The Pope explained to his flock that it was time for good Christians
to march to Palestine and free Jerusalem and other holy places from Muslim domination. He told the good Christians that they must
restore to Christian control the Holy Land by any means and wrench it away from what he called the “wicked race,” meaning the Muslims.
To
be exact, it was on November 27, 1095 that Pope Urban II, in effect, declared war on the Muslims. He was willing to sacrifice the
lives of thousands of his Crusaders in the attempt to return the control of Jerusalem and other portions of the Holy Land to the Catholic
Church. A glorious and noble goal, he explained.
Nine hundred an sixteen years
have passed since that Pope gave the marching orders to his loyal Crusaders. Armed, swords at the ready, astride their trusty steeds,
the Christian warriors strode towards Jerusalem for the battle.
Nine hundred
and sixteen years later we find the Christians and the Muslims still at their deadly hostilities.
A
few days ago a battle between Muslims and Christians in Egypt left thirteen dead and a hundred and forty wounded.
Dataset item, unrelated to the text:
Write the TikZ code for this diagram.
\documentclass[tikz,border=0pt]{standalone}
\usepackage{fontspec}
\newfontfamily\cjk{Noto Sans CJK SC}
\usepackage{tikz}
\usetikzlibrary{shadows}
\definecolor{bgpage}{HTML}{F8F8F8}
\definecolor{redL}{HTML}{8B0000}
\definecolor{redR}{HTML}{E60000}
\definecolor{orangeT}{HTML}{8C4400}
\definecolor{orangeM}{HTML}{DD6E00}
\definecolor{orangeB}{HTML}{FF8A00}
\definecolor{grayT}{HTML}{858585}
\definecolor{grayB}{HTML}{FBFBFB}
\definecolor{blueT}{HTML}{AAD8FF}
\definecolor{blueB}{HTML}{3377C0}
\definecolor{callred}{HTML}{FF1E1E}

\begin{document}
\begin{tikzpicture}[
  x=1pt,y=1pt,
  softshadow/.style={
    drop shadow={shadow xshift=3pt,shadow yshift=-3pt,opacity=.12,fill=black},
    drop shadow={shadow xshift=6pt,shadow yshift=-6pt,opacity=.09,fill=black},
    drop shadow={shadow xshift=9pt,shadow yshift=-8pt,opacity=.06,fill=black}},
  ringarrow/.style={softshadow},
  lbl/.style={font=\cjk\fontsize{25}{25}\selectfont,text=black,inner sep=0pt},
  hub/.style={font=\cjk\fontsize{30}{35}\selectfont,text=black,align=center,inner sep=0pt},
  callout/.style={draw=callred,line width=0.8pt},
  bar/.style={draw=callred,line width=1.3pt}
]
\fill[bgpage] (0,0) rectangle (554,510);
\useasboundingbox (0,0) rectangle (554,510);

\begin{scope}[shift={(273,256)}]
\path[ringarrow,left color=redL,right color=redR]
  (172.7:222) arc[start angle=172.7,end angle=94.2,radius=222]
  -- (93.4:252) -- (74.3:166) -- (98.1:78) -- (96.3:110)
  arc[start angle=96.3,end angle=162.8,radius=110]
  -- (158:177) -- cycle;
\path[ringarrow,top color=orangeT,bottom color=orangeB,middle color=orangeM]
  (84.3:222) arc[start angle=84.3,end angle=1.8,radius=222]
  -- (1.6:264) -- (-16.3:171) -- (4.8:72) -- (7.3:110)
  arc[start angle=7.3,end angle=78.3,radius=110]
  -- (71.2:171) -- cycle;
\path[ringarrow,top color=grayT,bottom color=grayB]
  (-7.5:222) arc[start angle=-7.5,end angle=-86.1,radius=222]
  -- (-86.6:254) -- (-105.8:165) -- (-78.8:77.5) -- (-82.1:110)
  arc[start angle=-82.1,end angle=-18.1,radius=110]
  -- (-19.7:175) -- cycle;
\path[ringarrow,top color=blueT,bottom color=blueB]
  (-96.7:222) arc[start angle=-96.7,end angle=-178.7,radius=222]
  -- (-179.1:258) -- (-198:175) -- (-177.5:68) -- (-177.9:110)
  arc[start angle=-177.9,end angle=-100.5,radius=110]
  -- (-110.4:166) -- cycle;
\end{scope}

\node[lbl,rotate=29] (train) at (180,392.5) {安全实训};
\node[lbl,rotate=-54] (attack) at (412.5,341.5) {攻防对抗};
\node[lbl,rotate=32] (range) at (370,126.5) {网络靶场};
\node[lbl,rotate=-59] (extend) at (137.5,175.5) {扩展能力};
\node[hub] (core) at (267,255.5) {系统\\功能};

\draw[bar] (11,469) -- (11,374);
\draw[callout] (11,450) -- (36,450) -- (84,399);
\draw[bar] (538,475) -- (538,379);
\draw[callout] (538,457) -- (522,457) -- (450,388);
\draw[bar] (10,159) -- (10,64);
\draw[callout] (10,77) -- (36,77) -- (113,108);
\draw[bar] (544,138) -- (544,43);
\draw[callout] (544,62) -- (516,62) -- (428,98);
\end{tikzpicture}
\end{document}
The Muslims and
Christian faithful were fighting with guns, knives and clubs.
The hostilities
began when a Muslim mob attacked a large group of Christians who were protesting the burning last week of a church in Soul, a small
village south of Cairo. The Muslims burned the church because of escalating tensions over a love affair between a Muslim woman and
Christian man. The couple’s relationship started a violent feud between the couple’s families. The female’s father and a cousin of
the man were murdered.
Continuing the conflict, Christian protesters blocked
an important highway, pelting cars with rocks and burning tires.
Egyptian
police said that seven Christians and six Muslims were killed. Seventy two Muslims and sixty eight Christians were wounded. Even before
the uprising that removed Mubarak tensions were aflame between Christians and Muslims.
On
January 1, a suicide bombing outside a Coptic church in the city of Alexandria killed twenty one people, starting days of protests.
A week later an off-duty policeman shot and killed a seventy-one year old Christian man and wounded his wife and four other Christians.
Last
November, after the police halted construction of a church. Christians clashed with the authorities. Two Christians were killed and
sixty eight people were hurt in the fracas.
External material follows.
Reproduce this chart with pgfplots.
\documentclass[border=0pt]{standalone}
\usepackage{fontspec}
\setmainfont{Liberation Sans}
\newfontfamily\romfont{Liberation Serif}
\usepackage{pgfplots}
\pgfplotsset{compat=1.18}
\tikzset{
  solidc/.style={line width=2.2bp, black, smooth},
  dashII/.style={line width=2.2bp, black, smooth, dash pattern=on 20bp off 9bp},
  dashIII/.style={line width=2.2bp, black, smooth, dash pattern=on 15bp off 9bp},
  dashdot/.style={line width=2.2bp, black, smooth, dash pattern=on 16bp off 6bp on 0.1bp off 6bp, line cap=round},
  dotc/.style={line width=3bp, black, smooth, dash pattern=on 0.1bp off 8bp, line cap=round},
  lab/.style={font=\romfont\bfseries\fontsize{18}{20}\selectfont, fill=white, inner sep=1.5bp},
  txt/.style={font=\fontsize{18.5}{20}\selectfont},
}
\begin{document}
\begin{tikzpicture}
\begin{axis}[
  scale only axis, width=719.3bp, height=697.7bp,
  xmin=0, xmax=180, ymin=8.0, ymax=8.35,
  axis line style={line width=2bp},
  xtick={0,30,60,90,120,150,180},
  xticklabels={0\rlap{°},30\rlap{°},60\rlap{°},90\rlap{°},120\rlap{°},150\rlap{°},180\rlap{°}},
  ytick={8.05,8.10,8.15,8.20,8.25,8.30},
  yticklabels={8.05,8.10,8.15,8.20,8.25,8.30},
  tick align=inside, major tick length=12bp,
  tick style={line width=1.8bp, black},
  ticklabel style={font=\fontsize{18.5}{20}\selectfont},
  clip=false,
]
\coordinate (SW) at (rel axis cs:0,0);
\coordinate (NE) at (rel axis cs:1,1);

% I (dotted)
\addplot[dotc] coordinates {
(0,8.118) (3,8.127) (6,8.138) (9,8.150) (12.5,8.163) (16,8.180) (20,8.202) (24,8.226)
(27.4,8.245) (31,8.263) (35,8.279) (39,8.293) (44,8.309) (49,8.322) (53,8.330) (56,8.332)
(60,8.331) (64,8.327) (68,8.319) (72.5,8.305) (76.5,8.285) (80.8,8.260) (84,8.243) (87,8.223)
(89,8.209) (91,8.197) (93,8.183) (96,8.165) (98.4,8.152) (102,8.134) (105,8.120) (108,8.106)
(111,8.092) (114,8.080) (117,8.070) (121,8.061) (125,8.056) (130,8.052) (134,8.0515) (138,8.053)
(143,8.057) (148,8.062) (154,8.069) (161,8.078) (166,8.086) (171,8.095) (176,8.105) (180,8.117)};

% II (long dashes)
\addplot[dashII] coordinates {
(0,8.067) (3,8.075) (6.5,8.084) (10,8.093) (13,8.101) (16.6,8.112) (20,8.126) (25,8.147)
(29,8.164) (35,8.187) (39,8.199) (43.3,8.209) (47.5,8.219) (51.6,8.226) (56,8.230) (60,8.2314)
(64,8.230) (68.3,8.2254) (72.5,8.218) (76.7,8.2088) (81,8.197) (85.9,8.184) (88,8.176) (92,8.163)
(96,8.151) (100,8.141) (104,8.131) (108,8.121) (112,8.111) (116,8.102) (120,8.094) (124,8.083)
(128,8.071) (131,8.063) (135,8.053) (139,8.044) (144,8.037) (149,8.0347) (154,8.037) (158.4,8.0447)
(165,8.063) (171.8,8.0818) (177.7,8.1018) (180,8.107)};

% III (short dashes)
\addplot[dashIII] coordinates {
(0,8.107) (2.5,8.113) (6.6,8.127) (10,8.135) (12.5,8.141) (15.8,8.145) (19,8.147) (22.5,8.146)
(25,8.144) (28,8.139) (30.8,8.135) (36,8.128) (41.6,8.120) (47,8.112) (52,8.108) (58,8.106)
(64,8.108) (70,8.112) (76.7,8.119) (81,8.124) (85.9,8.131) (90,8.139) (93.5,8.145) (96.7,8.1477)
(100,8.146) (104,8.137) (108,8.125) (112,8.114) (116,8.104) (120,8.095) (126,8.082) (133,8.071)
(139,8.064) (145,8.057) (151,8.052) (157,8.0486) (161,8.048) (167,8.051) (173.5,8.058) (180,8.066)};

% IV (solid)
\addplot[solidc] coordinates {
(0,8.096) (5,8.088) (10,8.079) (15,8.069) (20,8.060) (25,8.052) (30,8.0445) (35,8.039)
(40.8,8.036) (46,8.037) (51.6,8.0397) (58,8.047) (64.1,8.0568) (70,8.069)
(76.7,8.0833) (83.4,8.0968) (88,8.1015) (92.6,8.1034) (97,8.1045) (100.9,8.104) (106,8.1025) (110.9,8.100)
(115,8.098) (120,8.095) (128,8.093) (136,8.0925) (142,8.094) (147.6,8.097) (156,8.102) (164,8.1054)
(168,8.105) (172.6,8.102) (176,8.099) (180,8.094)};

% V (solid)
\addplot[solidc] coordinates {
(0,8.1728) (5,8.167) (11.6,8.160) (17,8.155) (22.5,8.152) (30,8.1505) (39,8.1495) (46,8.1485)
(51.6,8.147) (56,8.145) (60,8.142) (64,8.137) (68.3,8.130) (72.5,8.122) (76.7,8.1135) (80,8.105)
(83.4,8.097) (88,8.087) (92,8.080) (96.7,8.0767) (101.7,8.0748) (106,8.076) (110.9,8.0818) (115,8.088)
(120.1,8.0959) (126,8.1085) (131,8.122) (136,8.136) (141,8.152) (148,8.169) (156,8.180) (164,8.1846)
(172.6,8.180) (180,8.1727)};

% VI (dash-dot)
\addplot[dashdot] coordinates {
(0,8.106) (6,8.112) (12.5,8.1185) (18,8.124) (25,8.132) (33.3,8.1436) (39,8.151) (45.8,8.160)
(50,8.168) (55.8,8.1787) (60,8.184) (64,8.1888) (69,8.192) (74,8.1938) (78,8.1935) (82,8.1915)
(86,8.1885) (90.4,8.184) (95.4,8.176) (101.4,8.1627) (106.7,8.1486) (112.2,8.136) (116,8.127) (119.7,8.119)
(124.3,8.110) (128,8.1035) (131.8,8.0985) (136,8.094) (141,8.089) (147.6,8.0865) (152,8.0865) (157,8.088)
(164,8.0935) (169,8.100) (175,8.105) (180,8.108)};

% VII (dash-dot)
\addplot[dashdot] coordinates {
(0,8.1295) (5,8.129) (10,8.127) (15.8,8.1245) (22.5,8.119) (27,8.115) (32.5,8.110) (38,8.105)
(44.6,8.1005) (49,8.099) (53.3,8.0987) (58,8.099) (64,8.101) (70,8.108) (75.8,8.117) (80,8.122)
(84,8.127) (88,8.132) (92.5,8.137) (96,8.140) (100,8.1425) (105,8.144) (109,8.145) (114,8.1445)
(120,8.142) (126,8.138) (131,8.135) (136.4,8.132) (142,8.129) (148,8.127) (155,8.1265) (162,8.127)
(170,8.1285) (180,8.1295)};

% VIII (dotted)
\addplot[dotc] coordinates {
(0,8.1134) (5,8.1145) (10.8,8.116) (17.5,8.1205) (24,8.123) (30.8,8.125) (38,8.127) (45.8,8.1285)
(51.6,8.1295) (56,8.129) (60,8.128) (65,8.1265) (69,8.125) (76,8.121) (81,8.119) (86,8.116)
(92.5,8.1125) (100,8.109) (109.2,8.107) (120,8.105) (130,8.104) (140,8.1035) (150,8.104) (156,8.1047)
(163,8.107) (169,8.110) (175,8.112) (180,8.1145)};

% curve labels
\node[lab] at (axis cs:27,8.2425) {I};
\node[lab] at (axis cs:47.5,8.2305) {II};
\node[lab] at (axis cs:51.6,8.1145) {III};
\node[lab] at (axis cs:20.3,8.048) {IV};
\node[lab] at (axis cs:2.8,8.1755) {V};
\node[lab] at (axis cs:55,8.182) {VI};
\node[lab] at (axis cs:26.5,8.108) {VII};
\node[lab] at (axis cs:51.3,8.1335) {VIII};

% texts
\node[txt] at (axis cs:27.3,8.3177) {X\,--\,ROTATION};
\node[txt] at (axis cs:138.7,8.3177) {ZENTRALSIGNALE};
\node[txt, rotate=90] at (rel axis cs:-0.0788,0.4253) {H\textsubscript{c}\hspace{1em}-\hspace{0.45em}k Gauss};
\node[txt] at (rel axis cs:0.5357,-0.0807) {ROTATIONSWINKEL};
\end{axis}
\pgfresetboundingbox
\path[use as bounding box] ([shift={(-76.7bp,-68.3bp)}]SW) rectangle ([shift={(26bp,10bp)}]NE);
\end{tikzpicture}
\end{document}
The Christian Crusades continued
from the year 1095 until 1291. Almost two hundred years of murderous assaults. Hundreds of thousands were slaughtered on both sides.
And
now, on the streets of Cairo and other areas of Egypt Muslim against Christian attack each other.
Israel
sits surrounded by a hundred million Muslims, most of whom have little or no love for people of their faith and beliefs. It seems
to be only a matter of time before a war erupts in the area.
Countries
in the Middle East and North Africa are in the midst of revolutionary explosions.
The
feelings between Muslims, Christians and Jews are becoming even more inflamed.
One
would think that after nine hundred and sixteen years, and even longer, the inhabitants of the planet would have arrived at a manner
in which to live side by side in peace, regardless of their beliefs in a superior being and the interpretations of their prophets.
Hopefully
Pope Urban II learned his lesson before his death.
For God’s sake isn’t
it time we all learned something about living together.